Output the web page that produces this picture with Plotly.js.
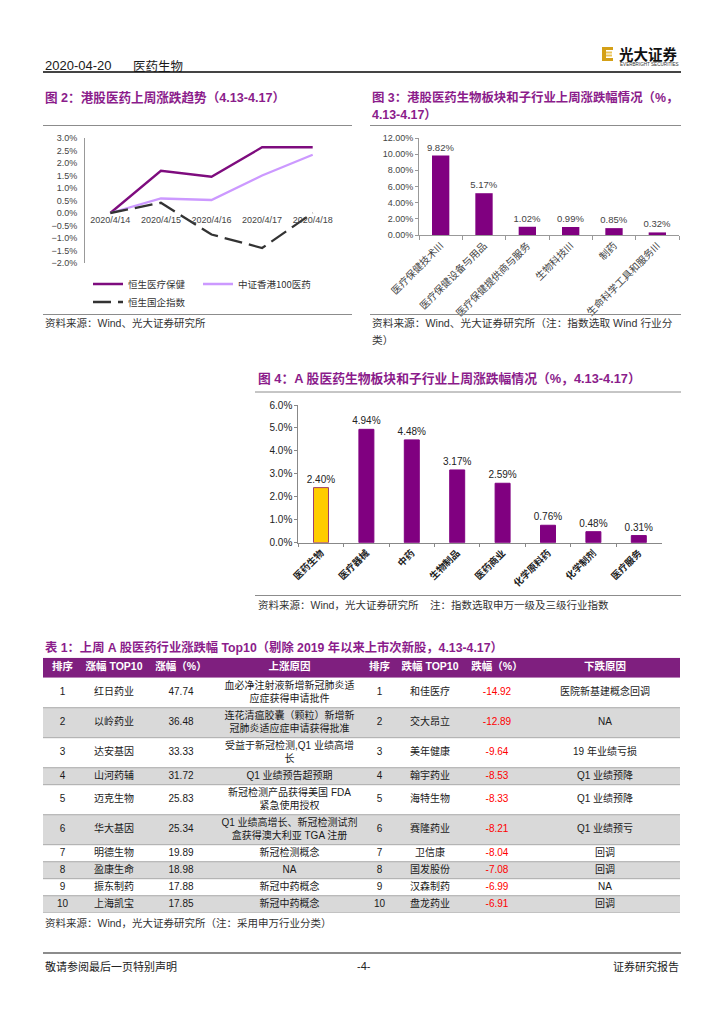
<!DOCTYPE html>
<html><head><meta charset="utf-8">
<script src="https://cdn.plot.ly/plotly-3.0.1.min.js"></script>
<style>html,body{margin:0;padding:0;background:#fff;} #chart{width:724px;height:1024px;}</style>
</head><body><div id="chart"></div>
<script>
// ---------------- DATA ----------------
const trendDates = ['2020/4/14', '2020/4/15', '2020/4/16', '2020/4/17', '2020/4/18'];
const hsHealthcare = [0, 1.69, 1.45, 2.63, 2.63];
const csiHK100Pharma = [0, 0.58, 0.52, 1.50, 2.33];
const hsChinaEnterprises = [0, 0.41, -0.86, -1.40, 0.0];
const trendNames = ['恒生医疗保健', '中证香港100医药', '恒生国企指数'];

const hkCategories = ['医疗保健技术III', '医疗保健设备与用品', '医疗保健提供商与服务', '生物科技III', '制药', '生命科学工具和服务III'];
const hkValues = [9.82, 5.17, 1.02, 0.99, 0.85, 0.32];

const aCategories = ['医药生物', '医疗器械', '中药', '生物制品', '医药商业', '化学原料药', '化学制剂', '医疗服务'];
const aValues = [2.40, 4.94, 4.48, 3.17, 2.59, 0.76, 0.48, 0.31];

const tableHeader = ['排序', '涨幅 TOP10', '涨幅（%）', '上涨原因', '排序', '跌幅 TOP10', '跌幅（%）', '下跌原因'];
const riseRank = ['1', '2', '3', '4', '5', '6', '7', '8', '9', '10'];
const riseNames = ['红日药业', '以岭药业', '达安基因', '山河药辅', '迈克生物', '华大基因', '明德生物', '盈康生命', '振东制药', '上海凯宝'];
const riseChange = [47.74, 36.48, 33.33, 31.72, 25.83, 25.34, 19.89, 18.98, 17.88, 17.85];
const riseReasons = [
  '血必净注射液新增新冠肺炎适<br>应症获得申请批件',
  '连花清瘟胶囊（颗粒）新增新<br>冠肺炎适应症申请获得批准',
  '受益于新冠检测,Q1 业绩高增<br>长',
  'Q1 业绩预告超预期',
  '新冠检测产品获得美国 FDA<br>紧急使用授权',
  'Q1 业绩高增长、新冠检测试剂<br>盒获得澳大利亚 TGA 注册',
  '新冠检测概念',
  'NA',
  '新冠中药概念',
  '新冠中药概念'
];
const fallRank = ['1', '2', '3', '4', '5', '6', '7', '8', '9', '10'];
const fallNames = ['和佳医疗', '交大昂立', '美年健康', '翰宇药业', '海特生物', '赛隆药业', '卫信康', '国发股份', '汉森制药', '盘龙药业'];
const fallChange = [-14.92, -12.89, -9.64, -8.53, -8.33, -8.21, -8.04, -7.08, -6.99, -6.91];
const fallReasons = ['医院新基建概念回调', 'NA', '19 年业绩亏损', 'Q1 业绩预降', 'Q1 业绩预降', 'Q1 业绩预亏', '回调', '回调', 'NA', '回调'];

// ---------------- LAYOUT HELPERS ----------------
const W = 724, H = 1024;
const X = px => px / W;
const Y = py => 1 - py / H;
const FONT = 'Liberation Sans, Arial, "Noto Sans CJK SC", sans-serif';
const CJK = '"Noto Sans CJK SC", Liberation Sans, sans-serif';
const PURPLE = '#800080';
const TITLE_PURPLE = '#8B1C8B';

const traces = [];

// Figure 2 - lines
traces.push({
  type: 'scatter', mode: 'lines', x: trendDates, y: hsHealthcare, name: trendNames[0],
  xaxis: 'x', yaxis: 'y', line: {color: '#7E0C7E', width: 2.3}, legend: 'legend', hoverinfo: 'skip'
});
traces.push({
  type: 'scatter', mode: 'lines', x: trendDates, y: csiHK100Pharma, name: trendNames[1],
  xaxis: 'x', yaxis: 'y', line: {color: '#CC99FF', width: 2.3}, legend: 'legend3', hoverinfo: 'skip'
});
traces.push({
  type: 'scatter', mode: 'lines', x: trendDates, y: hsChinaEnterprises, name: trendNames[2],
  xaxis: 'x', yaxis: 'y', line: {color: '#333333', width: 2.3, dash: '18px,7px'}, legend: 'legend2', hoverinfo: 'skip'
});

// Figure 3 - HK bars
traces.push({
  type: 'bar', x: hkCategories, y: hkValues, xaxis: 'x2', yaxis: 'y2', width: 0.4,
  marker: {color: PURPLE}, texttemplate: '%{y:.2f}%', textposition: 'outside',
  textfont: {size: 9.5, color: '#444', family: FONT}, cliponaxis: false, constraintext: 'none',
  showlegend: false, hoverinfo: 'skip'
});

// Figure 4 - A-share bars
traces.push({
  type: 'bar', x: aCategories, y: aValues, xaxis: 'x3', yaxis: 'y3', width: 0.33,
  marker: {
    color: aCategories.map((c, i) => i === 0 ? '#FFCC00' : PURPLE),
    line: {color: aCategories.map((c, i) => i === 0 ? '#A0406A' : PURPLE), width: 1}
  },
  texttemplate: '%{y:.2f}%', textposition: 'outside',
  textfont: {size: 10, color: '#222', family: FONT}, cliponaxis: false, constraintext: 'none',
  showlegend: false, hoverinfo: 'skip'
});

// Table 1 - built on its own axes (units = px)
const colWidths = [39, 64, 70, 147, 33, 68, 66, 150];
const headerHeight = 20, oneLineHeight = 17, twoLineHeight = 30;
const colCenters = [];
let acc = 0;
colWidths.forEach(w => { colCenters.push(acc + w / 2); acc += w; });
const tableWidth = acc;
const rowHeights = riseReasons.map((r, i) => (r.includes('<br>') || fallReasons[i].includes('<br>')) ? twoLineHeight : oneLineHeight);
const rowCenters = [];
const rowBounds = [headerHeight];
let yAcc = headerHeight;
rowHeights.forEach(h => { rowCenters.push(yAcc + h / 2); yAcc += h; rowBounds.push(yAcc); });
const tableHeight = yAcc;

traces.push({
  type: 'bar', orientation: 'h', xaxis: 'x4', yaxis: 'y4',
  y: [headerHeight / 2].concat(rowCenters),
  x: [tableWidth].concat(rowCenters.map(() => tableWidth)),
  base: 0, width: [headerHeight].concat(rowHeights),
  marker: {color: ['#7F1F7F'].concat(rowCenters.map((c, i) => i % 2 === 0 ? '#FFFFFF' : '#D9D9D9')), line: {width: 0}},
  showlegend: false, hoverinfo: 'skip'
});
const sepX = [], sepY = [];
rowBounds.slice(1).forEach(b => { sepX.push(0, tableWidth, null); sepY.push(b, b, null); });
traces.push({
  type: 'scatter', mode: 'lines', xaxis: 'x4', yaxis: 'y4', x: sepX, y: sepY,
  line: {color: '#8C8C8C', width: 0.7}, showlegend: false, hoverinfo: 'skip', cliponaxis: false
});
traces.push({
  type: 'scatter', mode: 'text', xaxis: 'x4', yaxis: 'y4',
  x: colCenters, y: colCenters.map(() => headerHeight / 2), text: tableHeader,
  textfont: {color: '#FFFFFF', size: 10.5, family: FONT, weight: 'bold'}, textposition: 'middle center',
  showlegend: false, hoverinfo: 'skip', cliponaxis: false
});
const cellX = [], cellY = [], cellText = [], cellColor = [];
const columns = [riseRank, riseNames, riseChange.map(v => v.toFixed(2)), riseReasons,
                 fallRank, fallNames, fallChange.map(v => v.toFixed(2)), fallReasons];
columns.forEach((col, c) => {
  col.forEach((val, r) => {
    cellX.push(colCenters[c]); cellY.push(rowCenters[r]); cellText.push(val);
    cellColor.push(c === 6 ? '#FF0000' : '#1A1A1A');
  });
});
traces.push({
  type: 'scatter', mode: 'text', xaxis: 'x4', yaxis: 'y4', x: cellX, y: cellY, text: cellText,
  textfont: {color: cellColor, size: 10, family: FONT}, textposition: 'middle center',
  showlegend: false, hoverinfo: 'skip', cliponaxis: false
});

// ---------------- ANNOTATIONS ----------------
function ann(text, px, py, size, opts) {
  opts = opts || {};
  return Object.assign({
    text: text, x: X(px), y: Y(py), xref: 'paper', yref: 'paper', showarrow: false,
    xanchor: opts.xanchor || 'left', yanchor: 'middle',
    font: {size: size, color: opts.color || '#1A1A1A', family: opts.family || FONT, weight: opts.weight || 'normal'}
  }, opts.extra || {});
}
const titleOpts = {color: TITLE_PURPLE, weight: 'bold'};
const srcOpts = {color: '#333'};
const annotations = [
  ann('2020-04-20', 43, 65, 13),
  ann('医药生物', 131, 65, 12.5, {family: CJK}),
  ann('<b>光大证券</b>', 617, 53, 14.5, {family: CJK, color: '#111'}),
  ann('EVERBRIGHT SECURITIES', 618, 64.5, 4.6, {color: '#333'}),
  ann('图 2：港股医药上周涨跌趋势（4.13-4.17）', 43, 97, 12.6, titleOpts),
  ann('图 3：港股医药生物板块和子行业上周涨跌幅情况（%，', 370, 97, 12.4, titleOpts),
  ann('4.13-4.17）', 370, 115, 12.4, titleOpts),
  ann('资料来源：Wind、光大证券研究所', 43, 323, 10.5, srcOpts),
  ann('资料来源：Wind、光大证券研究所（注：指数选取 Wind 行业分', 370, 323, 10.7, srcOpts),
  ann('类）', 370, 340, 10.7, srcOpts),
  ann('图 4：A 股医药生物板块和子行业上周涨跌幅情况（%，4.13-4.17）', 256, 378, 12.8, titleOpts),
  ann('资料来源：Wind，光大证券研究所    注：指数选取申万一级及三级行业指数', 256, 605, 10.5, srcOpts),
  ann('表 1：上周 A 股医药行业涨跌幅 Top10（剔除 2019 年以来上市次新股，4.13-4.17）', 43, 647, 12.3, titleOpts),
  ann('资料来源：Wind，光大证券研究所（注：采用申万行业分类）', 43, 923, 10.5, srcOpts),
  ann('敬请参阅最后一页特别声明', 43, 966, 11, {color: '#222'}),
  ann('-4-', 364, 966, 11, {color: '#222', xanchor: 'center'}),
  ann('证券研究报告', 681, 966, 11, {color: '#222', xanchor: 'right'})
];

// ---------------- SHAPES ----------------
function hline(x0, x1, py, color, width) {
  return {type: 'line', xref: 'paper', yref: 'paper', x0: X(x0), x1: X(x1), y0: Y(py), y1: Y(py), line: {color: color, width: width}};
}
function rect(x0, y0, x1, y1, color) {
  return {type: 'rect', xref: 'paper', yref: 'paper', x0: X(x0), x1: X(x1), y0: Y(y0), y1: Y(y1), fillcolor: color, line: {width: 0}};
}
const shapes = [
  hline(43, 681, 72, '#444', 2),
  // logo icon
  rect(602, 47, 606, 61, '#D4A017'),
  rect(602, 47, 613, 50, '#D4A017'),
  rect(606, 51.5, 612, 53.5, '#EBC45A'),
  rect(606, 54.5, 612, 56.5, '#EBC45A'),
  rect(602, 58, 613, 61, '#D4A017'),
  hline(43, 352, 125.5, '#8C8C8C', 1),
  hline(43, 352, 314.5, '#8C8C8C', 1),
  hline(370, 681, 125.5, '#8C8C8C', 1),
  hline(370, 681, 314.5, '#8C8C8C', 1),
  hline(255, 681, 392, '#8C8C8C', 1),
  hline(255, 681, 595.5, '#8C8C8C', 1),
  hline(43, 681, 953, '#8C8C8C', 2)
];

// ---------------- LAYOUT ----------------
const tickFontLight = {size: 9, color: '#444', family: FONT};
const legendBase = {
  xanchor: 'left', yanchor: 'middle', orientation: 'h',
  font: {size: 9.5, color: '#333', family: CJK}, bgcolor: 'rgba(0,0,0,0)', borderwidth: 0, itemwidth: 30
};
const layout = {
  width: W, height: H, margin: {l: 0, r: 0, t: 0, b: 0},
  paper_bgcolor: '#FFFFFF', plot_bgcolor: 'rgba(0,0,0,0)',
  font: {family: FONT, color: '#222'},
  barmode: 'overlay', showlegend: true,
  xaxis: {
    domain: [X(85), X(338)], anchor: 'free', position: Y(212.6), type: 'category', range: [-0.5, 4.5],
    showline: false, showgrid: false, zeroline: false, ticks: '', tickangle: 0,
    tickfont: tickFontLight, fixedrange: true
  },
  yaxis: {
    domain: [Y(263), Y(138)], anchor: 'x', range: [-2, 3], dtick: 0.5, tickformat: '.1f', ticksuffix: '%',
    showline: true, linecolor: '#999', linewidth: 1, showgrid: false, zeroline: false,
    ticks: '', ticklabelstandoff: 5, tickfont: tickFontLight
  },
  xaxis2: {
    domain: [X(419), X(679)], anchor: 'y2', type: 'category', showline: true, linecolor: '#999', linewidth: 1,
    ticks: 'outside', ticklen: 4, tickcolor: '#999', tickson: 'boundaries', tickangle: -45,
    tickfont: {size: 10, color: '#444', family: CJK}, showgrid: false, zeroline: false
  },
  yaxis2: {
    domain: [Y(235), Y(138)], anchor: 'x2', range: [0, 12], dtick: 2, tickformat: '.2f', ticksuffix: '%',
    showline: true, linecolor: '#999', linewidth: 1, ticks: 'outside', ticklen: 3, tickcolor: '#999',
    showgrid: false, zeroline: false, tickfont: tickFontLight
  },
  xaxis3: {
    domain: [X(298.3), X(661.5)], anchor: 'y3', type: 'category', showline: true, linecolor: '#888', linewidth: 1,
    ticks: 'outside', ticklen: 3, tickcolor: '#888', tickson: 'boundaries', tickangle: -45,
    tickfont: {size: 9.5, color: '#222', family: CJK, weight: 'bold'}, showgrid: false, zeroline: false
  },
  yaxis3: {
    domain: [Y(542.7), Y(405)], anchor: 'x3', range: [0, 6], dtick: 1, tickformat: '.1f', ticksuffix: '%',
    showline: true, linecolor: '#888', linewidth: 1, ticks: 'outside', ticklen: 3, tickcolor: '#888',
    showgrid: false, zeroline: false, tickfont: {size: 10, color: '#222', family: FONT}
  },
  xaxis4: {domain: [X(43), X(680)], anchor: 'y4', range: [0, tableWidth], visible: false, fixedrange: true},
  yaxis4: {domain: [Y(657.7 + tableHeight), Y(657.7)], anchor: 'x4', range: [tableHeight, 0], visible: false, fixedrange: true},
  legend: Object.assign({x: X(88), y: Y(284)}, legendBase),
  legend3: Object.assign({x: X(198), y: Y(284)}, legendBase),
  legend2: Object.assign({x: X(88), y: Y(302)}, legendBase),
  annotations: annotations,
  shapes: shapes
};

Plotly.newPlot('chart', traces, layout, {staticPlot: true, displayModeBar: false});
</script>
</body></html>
■ ■ ■ ■ ■
Begin at the top of the material above and output each line exactly, stopping after the line that holds "0.76, 0.48, 0.31];". Leave out pictures.

Output the web page that produces this picture with Plotly.js.
<!DOCTYPE html>
<html><head><meta charset="utf-8">
<script src="https://cdn.plot.ly/plotly-3.0.1.min.js"></script>
<style>html,body{margin:0;padding:0;background:#fff;} #chart{width:724px;height:1024px;}</style>
</head><body><div id="chart"></div>
<script>
// ---------------- DATA ----------------
const trendDates = ['2020/4/14', '2020/4/15', '2020/4/16', '2020/4/17', '2020/4/18'];
const hsHealthcare = [0, 1.69, 1.45, 2.63, 2.63];
const csiHK100Pharma = [0, 0.58, 0.52, 1.50, 2.33];
const hsChinaEnterprises = [0, 0.41, -0.86, -1.40, 0.0];
const trendNames = ['恒生医疗保健', '中证香港100医药', '恒生国企指数'];

const hkCategories = ['医疗保健技术III', '医疗保健设备与用品', '医疗保健提供商与服务', '生物科技III', '制药', '生命科学工具和服务III'];
const hkValues = [9.82, 5.17, 1.02, 0.99, 0.85, 0.32];

const aCategories = ['医药生物', '医疗器械', '中药', '生物制品', '医药商业', '化学原料药', '化学制剂', '医疗服务'];
const aValues = [2.40, 4.94, 4.48, 3.17, 2.59, 0.76, 0.48, 0.31];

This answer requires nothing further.